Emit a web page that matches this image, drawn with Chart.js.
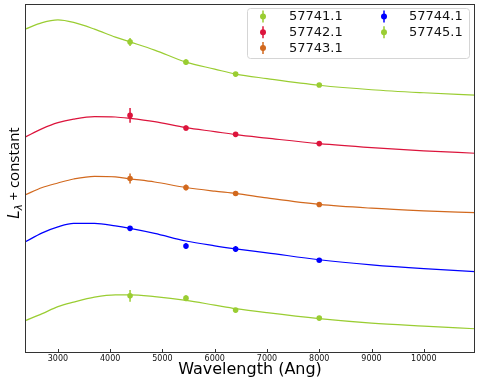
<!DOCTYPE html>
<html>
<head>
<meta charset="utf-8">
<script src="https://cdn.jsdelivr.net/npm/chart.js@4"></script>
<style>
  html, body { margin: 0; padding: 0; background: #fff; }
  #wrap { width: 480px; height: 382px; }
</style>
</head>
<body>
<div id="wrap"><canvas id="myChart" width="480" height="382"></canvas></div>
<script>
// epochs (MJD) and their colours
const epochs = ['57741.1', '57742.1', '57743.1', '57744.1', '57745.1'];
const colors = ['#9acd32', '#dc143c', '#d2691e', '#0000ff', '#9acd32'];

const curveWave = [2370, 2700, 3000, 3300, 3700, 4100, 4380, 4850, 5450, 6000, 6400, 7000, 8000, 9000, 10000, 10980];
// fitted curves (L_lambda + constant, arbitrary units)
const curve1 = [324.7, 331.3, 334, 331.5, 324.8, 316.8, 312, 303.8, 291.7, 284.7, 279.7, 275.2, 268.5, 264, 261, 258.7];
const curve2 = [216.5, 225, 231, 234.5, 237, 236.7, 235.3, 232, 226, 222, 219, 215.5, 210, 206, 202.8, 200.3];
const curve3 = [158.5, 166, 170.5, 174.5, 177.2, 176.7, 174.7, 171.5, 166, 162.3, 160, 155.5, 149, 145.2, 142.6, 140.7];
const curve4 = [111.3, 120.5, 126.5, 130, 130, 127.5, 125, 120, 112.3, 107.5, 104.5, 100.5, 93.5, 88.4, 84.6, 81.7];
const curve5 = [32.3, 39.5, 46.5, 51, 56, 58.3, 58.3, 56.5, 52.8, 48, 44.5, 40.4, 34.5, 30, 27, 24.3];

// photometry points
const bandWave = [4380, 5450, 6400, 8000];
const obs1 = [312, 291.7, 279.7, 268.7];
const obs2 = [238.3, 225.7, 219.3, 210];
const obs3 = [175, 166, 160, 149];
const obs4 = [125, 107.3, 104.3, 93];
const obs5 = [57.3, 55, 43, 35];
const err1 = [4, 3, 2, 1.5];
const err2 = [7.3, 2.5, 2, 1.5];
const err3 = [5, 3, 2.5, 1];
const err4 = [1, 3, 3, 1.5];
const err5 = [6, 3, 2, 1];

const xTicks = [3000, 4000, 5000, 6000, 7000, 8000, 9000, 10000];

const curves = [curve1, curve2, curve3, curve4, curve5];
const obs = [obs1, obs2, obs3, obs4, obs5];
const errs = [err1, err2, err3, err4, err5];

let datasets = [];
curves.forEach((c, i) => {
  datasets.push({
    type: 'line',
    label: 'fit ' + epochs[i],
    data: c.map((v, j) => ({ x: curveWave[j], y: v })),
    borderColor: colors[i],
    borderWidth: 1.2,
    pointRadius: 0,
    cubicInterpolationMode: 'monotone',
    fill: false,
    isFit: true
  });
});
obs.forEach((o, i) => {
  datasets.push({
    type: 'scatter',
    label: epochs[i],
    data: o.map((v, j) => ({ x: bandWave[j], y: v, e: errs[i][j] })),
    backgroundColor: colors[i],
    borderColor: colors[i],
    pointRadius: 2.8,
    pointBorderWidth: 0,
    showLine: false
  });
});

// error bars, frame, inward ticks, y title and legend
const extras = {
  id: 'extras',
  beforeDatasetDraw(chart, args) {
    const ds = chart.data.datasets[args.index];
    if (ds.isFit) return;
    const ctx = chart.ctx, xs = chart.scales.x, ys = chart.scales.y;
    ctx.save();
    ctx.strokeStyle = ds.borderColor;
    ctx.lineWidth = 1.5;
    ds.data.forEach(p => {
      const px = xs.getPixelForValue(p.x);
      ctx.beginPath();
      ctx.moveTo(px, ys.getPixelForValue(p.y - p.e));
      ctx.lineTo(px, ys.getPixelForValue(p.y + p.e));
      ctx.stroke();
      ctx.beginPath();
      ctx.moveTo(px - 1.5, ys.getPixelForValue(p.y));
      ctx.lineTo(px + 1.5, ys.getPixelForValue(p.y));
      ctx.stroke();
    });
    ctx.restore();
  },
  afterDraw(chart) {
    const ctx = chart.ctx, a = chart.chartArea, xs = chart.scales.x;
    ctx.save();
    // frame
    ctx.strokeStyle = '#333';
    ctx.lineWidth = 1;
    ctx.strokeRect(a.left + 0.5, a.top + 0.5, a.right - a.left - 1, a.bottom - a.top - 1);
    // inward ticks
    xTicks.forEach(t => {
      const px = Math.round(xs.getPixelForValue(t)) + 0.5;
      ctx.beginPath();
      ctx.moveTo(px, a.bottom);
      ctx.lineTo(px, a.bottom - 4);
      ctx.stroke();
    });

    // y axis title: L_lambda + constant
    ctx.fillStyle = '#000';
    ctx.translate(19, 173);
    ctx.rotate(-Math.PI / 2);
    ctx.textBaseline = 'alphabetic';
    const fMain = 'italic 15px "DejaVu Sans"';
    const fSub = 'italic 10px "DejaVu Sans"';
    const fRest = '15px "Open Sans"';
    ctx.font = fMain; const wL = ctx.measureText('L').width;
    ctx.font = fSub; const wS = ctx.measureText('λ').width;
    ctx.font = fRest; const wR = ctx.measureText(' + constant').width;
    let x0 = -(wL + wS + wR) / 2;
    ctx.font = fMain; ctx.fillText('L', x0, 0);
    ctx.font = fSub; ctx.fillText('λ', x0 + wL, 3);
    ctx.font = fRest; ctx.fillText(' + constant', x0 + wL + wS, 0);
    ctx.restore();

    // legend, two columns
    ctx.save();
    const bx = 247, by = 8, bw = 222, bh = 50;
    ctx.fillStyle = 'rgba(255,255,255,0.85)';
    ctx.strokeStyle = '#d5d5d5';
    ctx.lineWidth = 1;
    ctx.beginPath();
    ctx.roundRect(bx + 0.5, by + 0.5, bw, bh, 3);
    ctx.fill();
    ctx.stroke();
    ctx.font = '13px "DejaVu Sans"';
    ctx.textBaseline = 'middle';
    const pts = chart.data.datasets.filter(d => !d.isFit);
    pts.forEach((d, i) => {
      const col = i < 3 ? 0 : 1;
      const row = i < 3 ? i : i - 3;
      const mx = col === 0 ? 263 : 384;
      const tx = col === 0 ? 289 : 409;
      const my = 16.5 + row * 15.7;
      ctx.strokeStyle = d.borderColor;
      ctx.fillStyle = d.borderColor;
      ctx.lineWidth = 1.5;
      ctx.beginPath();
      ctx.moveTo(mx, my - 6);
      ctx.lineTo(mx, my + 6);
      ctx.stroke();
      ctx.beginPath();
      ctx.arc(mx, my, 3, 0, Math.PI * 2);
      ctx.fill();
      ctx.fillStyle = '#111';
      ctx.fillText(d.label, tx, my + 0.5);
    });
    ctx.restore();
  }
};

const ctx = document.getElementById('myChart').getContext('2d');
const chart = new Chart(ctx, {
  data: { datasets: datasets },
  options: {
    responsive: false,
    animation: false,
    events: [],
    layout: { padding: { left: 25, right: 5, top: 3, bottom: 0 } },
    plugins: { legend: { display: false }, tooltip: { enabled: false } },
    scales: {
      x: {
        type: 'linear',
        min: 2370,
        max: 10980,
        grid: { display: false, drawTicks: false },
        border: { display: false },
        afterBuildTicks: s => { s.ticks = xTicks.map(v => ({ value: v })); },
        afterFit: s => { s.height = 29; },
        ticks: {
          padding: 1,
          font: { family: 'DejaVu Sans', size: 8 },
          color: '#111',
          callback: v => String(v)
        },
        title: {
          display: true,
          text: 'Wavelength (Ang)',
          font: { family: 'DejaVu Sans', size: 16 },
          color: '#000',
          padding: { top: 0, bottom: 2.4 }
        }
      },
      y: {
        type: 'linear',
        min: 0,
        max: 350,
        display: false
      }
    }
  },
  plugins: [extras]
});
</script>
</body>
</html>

-----

Exercise aim: Give again, exactly, the lines from the start of the data through the one holding "['#9acd32', '#dc143c', '#d2691e', '#0000ff', '#9acd32'];"; omit the pictures.

Task result:
Emit a web page that matches this image, drawn with Chart.js.
<!DOCTYPE html>
<html>
<head>
<meta charset="utf-8">
<script src="https://cdn.jsdelivr.net/npm/chart.js@4"></script>
<style>
  html, body { margin: 0; padding: 0; background: #fff; }
  #wrap { width: 480px; height: 382px; }
</style>
</head>
<body>
<div id="wrap"><canvas id="myChart" width="480" height="382"></canvas></div>
<script>
// epochs (MJD) and their colours
const epochs = ['57741.1', '57742.1', '57743.1', '57744.1', '57745.1'];
const colors = ['#9acd32', '#dc143c', '#d2691e', '#0000ff', '#9acd32'];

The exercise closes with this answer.